Information Security

2590 Words11 Pages
Why do we need management’s support for information security? Doesn’t IT own information security? The technical side is important, but management’s role cannot be overlooked. Thornton states that management has to drive information security. Why does management need to drive this policy? The management team is legally responsible for any breaches that occur. Plus, senior management has a fiduciary responsibility to the company’s assets. Our management can provide the necessary resources, including finances and personnel, needed to implement policy. Senior management can provide clear direction when stakeholders disagree. Finally, when senior management places importance on information security, it creates a culture where employees recognize the importance as well.

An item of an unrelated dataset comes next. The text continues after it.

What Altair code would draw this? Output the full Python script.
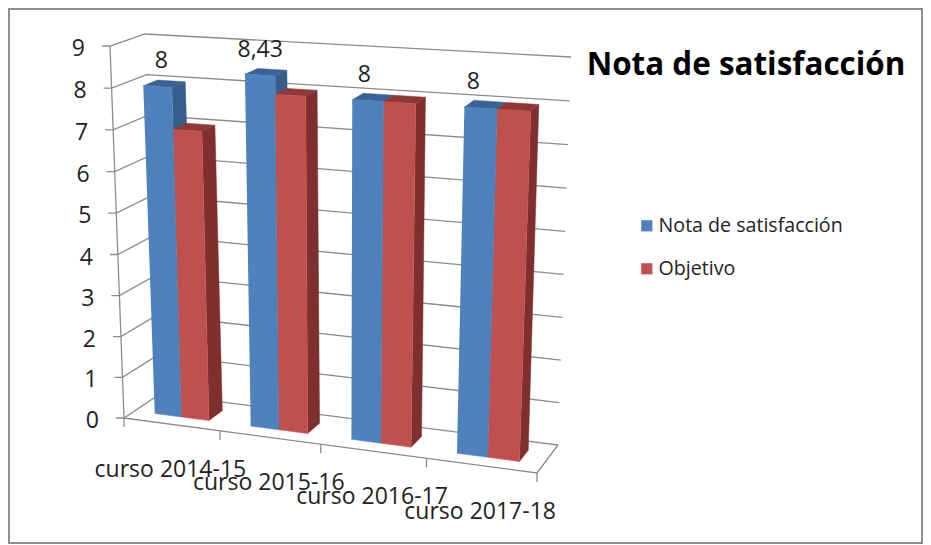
import altair as alt
import pandas as pd

categories = ["curso 2014-15", "curso 2015-16", "curso 2016-17", "curso 2017-18"]
nota = [8, 8.43, 8, 8]
objetivo = [7, 8, 8, 8]
nota_labels = ["8", "8,43", "8", "8"]
series_names = ["Nota de satisfacción", "Objetivo"]
value_ticks = list(range(0, 10))
title_text = "Nota de satisfacción"

FONT = "Open Sans"
BLUE = ("#4F81BD", "#385D8A", "#3A6296")
RED = ("#C0504D", "#7F2F2E", "#8F3835")
GRID = "#8C8C8C"
VMAX = 9.0

# corners of the chart's 3D box in the picture: (x, y) per (side, depth, level)
FRONT_BOTTOM = ((124, 418), (537, 473))
FRONT_TOP = ((110, 46), (552, 73))
BACK_BOTTOM = ((160, 394), (558, 445))
BACK_TOP = ((145, 34), (571, 57))


def lerp(a, b, t):
    return (a[0] + (b[0] - a[0]) * t, a[1] + (b[1] - a[1]) * t)


def project(u, v, d):
    """Category position u (0..4), value v, depth d (0..1) to the perspective view."""
    s = u / len(categories)
    g = s * (0.906 + 0.094 * s)
    t = v / VMAX
    f = 0.98 * t + 0.02 * t * t
    front = lerp(lerp(FRONT_BOTTOM[0], FRONT_TOP[0], f), lerp(FRONT_BOTTOM[1], FRONT_TOP[1], f), g)
    back = lerp(lerp(BACK_BOTTOM[0], BACK_TOP[0], f), lerp(BACK_BOTTOM[1], BACK_TOP[1], f), g)
    return lerp(front, back, d)


X = alt.X("x:Q", scale=alt.Scale(domain=[8, 923], nice=False, zero=False), axis=None)
Y = alt.Y("y:Q", scale=alt.Scale(domain=[545, 8], nice=False, zero=False), axis=None)
O = alt.Order("o:Q")


def frame(points, **extra):
    return pd.DataFrame(
        [{"x": p[0], "y": p[1], "o": i, **extra} for i, p in enumerate(points)]
    )


layers = []

# border
border = pd.DataFrame([{"x": 9, "x2": 922, "y": 9, "y2": 543}])
layers.append(
    alt.Chart(border)
    .mark_rect(filled=False, stroke="#8F8F8F", strokeWidth=2)
    .encode(x=X, x2="x2:Q", y=Y, y2="y2:Q")
)

# walls, gridlines, ticks
lines = []
for v in value_ticks:
    p0 = project(0, v, 0)
    lines.append(frame([(p0[0] - 8, p0[1]), p0, project(0, v, 1), project(4, v, 1)], g=f"v{v}"))
lines.append(frame([project(0, 0, 0), project(0, VMAX, 0)], g="axis"))
lines.append(frame([project(0, 0, 0), project(4, 0, 0), project(4, 0, 1)], g="floor"))
for i in range(len(categories) + 1):
    p = project(i, 0, 0)
    lines.append(frame([p, (p[0], p[1] + 9)], g=f"t{i}"))
layers.append(
    alt.Chart(pd.concat(lines))
    .mark_line(color=GRID, strokeWidth=1.3)
    .encode(x=X, y=Y, order=O, detail="g:N")
)

# hidden anchors that carry the colour legend
anchors = pd.DataFrame(
    [{"x": project(0.5, 1, 0.5)[0], "y": project(0.5, 1, 0.5)[1], "serie": n} for n in series_names]
)
layers.append(
    alt.Chart(anchors)
    .mark_square(size=1, opacity=1)
    .encode(
        x=X,
        y=Y,
        color=alt.Color(
            "serie:N",
            scale=alt.Scale(domain=series_names, range=[BLUE[0], RED[0]]),
            legend=alt.Legend(
                title=None,
                orient="none",
                legendX=629,
                legendY=208,
                symbolType="square",
                symbolSize=125,
                symbolStrokeWidth=0,
                labelFont=FONT,
                labelFontSize=19.6,
                labelColor="#222222",
                labelOffset=2,
                labelLimit=300,
                rowPadding=22,
            ),
        ),
    )
)

# bars
BAR = 1 / 3.5
GAP = 0.75 * BAR
D0, D1 = 0.3, 0.7
for i in range(len(categories)):
    for k, (val, col) in enumerate(((nota[i], BLUE), (objetivo[i], RED))):
        u0 = i + GAP + k * BAR
        u1 = u0 + BAR
        faces = [
            ([project(u1, 0, D0), project(u1, 0, D1), project(u1, val, D1), project(u1, val, D0)], col[1]),
            ([project(u0, val, D0), project(u1, val, D0), project(u1, val, D1), project(u0, val, D1)], col[2]),
            ([project(u0, 0, D0), project(u1, 0, D0), project(u1, val, D0), project(u0, val, D0)], col[0]),
        ]
        for pts, c in faces:
            layers.append(
                alt.Chart(frame(pts))
                .mark_line(fill=c, stroke=c, strokeWidth=0.5)
                .encode(x=X, y=Y, order=O)
            )

# data labels
lab_rows = []
for i, (val, lab) in enumerate(zip(nota, nota_labels)):
    p = project(i * 0.975 - 0.03 + GAP + BAR / 2, val, 0.5)
    lab_rows.append({"x": p[0], "y": p[1], "t": lab})
layers.append(
    alt.Chart(pd.DataFrame(lab_rows))
    .mark_text(font=FONT, fontSize=23, color="#222222", dy=-22)
    .encode(x=X, y=Y, text="t:N")
)

# value labels
val_rows = []
for v in value_ticks:
    p = project(0, v, 0)
    val_rows.append({"x": p[0], "y": p[1], "t": str(v)})
layers.append(
    alt.Chart(pd.DataFrame(val_rows))
    .mark_text(font=FONT, fontSize=23, color="#222222", align="right", dx=-25, dy=3)
    .encode(x=X, y=Y, text="t:N")
)

# category labels
cat_rows = []
for i, c in enumerate(categories):
    p = project(i + 0.5, 0, 0)
    cat_rows.append({"x": p[0], "y": p[1], "t": c})
layers.append(
    alt.Chart(pd.DataFrame(cat_rows))
    .mark_text(font=FONT, fontSize=23, color="#222222", dx=-1, dy=46)
    .encode(x=X, y=Y, text="t:N")
)

# title
layers.append(
    alt.Chart(pd.DataFrame([{"x": 746, "y": 66, "t": title_text}]))
    .mark_text(font=FONT, fontSize=31.4, fontWeight="bold", color="#000000")
    .encode(x=X, y=Y, text="t:N")
)

chart = (
    alt.layer(*layers)
    .properties(
        width=915,
        height=537,
        padding=0,
        background="white",
        autosize=alt.AutoSizeParams(type="none"),
    )
    .configure_view(stroke=None)
)
chart.save("out.html", embed_options={"renderer": "svg", "actions": False})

So how do we get executive support for our information security initiatives? First we need to start the discussion with senior management. Our goal is to get their attention on the importance of good information security policy. We can do this by communicating the need for compliance, the consequences of noncompliance, and finally the company’s responsibilities to the customer. These are all factors meant to entice management’s support of our security policy.

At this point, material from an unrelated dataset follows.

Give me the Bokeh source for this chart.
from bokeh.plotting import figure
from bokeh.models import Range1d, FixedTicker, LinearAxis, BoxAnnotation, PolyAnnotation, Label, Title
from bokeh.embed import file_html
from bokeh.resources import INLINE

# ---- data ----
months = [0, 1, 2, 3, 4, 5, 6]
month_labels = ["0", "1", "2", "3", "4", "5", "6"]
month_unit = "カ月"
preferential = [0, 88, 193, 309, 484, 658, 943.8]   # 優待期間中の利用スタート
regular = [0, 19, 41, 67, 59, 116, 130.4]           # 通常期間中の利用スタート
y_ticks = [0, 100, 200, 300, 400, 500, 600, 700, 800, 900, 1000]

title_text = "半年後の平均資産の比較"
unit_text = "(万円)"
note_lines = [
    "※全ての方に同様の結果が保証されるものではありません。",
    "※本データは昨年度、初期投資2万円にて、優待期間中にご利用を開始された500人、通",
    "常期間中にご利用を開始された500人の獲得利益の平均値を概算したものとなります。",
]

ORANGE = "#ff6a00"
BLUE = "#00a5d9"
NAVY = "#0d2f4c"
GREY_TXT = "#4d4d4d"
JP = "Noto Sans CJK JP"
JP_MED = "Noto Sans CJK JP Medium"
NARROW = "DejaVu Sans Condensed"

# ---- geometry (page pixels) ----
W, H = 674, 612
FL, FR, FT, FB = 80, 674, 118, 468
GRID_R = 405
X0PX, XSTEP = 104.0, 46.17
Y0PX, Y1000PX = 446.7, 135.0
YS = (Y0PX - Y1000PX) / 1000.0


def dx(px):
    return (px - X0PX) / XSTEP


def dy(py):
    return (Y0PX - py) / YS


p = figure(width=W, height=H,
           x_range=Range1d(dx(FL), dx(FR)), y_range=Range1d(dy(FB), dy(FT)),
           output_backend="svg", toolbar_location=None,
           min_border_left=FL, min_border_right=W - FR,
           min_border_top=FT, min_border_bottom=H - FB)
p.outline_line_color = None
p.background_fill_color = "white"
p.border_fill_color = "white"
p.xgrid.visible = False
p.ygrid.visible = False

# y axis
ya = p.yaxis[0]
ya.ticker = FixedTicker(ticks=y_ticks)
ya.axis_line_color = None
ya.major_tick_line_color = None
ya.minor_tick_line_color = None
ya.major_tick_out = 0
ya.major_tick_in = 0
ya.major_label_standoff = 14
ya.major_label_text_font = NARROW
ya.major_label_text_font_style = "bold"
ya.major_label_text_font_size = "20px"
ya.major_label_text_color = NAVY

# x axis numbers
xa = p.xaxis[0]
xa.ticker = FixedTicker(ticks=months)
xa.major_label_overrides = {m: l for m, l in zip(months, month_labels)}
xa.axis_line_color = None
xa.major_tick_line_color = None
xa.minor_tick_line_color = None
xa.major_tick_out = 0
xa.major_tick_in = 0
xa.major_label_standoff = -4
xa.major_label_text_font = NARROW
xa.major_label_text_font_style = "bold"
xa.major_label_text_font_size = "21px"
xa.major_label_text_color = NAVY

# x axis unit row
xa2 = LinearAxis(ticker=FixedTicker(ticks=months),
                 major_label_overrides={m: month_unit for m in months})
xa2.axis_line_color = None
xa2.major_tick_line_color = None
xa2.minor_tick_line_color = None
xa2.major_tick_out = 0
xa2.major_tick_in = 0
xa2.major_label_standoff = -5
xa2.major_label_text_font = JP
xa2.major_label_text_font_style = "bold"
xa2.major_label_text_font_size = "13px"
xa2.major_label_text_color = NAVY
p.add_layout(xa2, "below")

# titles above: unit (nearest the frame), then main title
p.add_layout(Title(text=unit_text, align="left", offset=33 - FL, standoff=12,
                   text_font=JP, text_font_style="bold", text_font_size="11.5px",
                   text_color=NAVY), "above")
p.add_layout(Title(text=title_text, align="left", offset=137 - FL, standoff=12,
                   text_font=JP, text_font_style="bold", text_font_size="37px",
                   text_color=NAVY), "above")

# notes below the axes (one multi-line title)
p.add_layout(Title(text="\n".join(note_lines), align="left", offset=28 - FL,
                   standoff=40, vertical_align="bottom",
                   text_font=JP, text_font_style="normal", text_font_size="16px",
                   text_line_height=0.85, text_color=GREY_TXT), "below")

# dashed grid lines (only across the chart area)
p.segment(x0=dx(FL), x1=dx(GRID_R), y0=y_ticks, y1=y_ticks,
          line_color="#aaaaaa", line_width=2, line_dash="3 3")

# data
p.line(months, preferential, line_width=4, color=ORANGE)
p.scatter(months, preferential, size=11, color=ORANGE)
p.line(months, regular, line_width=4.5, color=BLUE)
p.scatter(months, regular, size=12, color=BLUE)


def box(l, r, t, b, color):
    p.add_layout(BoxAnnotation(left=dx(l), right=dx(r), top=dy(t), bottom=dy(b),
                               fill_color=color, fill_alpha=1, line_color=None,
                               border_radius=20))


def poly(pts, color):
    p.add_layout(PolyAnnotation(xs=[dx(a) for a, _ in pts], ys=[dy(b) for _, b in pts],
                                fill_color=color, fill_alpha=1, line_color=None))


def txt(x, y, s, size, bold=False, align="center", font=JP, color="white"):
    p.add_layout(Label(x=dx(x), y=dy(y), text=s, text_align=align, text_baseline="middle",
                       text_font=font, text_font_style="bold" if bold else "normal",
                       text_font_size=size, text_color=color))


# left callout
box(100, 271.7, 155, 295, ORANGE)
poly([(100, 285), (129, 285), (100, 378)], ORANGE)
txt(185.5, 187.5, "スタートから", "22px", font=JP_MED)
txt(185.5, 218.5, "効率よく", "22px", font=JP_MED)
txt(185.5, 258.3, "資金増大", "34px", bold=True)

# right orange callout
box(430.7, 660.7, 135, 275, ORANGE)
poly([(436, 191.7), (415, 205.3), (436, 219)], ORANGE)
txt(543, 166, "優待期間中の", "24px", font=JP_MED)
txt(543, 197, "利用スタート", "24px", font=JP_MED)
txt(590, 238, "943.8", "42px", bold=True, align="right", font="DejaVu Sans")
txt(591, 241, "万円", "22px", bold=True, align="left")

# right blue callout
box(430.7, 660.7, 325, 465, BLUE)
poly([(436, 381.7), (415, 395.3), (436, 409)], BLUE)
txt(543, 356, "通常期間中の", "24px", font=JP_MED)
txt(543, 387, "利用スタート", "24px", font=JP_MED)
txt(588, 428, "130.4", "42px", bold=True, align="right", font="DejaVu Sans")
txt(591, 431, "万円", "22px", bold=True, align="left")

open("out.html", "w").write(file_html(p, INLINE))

Compliance issues that affect our corporation should be expressed to our management. These can arise from laws at the state, federal, and international level. The Sarbanes-Oxley ACT, the Electronic Fund Transfer Act (EFTA), Massachusetts 201 CMR 17, and the Fair and Accurate Credit Transaction Act (FACTA), are just some of these laws that require a well-supported information security policy. Regulations including the Payment Card Industry Data Security Standard (PCI DSS) or the Red Flags Rule can drive the need for compliance. Industry specific guidelines including the Federal Information Security Management Act (FISMA), the Health Insurance Portability Act (HIPAA), and Title 21 CFR part 11 Electronic Records also impact our compliance policies.

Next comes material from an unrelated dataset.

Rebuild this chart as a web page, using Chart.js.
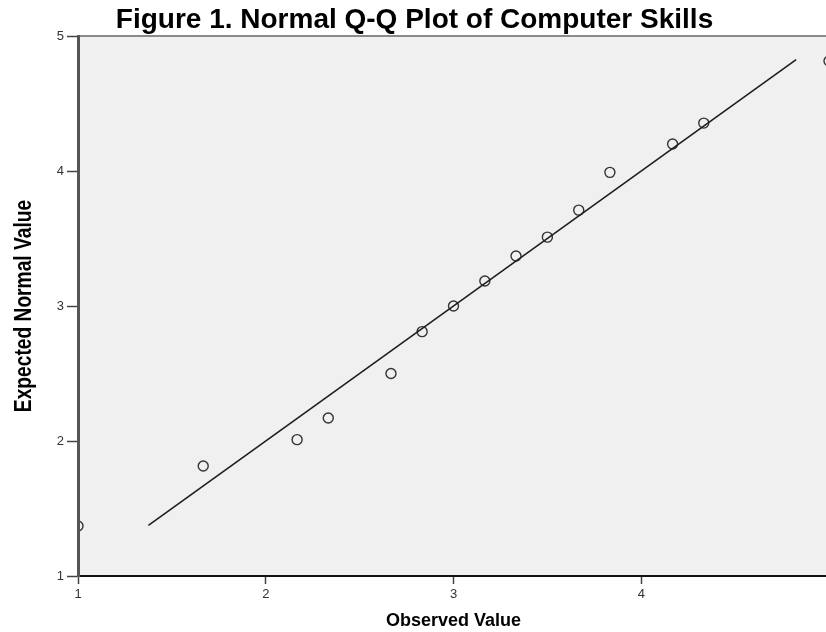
<!DOCTYPE html>
<html>
<head>
<meta charset="utf-8">
<script src="https://cdn.jsdelivr.net/npm/chart.js@4/dist/chart.umd.min.js"></script>
<style>
  html, body { margin: 0; padding: 0; background: #ffffff; overflow: hidden; }
  #wrap { width: 840px; height: 632px; }
</style>
</head>
<body>
<div id="wrap"><canvas id="c" width="840" height="632"></canvas></div>
<script>
// ---- data ----
const observedValues = [1.0, 1.667, 2.167, 2.333, 2.667, 2.833, 3.0, 3.167, 3.333, 3.5, 3.667, 3.833, 4.167, 4.333, 5.0];
const expectedNormal = [1.37, 1.815, 2.01, 2.17, 2.50, 2.81, 3.0, 3.185, 3.37, 3.51, 3.71, 3.99, 4.20, 4.355, 4.815];
const refLineX = [1.375, 4.825];
const refLineY = [1.375, 4.825];
const xTicks = [1, 2, 3, 4, 5];
const yTicks = [1, 2, 3, 4, 5];
const chartTitle = 'Figure 1. Normal Q-Q Plot of Computer Skills';
const xTitle = 'Observed Value';
const yTitle = 'Expected Normal Value';

const pts = observedValues.map((x, i) => ({ x: x, y: expectedNormal[i] }));
const linePts = refLineX.map((x, i) => ({ x: x, y: refLineY[i] }));

const plotDecor = {
  id: 'plotDecor',
  beforeDraw(chart) {
    const { ctx, chartArea: a } = chart;
    ctx.save();
    ctx.fillStyle = '#f0f0f0';
    ctx.fillRect(a.left, a.top, a.right - a.left, a.bottom - a.top);
    ctx.restore();
  },
  afterDatasetsDraw(chart) {
    const { ctx, chartArea: a } = chart;
    ctx.save();
    ctx.strokeStyle = '#8a8a8a';
    ctx.lineWidth = 2;
    ctx.beginPath();
    ctx.moveTo(a.left, a.top);
    ctx.lineTo(a.right, a.top);
    ctx.stroke();
    ctx.restore();
  },
  afterDraw(chart) {
    // condensed, rotated y-axis title
    const { ctx, chartArea: a } = chart;
    ctx.save();
    ctx.translate(31, (a.top + a.bottom) / 2);
    ctx.rotate(-Math.PI / 2);
    ctx.scale(0.8, 1);
    ctx.font = 'bold 24px "Liberation Sans", Arial, sans-serif';
    ctx.fillStyle = '#000000';
    ctx.textAlign = 'center';
    ctx.textBaseline = 'alphabetic';
    ctx.fillText(yTitle, 0, 0);
    ctx.restore();
  }
};

new Chart(document.getElementById('c'), {
  type: 'scatter',
  data: {
    datasets: [
      {
        type: 'line',
        data: linePts,
        borderColor: '#1e1e1e',
        borderWidth: 1.6,
        pointRadius: 0,
        fill: false,
        clip: 0
      },
      {
        data: pts,
        pointStyle: 'circle',
        pointRadius: 5,
        backgroundColor: 'rgba(0,0,0,0)',
        borderColor: '#333333',
        borderWidth: 1.4,
        clip: 0
      }
    ]
  },
  plugins: [plotDecor],
  options: {
    responsive: false,
    animation: false,
    devicePixelRatio: 1,
    layout: { padding: { left: 0, right: 11, top: 0, bottom: 0 } },
    plugins: {
      legend: { display: false },
      tooltip: { enabled: false },
      title: {
        display: true,
        text: chartTitle,
        color: '#000000',
        font: { family: '"Liberation Sans", Arial, sans-serif', size: 28, weight: 'bold', lineHeight: 1.0 },
        padding: { top: 6, bottom: 2 }
      }
    },
    scales: {
      x: {
        type: 'linear',
        min: 1, max: 5,
        afterBuildTicks(scale) { scale.ticks = xTicks.map(v => ({ value: v })); },
        afterFit(scale) { scale.height = 56; },
        border: { display: true, color: '#111111', width: 2, z: 1 },
        grid: { drawOnChartArea: false, drawTicks: true, tickLength: 8, tickColor: '#444444', tickWidth: 1.5 },
        ticks: { color: '#333333', padding: 3, font: { family: '"Liberation Sans", Arial, sans-serif', size: 13 } },
        title: {
          display: true,
          text: xTitle,
          color: '#000000',
          font: { family: '"Liberation Sans", Arial, sans-serif', size: 18, weight: 'bold' },
          padding: { top: 0, bottom: 0 }
        }
      },
      y: {
        type: 'linear',
        min: 1, max: 5,
        afterBuildTicks(scale) { scale.ticks = yTicks.map(v => ({ value: v })); },
        afterFit(scale) { scale.width = 78; },
        border: { display: true, color: '#555555', width: 3, z: 1 },
        grid: { drawOnChartArea: false, drawTicks: true, tickLength: 11, tickColor: '#444444', tickWidth: 1.5 },
        ticks: { color: '#333333', padding: 3, font: { family: '"Liberation Sans", Arial, sans-serif', size: 13 } },
        title: { display: false }
      }
    }
  }
});
</script>
</body>
</html>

The fear of what noncompliance brings can also entice management’s support. At the very least noncompliance can damage a company’s reputation. Data breaches continue to haunt Target, Sony, and TJ Maxx to name a few. An effective information security policy can limit the damage to our reputation by laying out a course of action to take if a breach occurs. Poor security controls can also incur monetary damages through fines and remediation costs.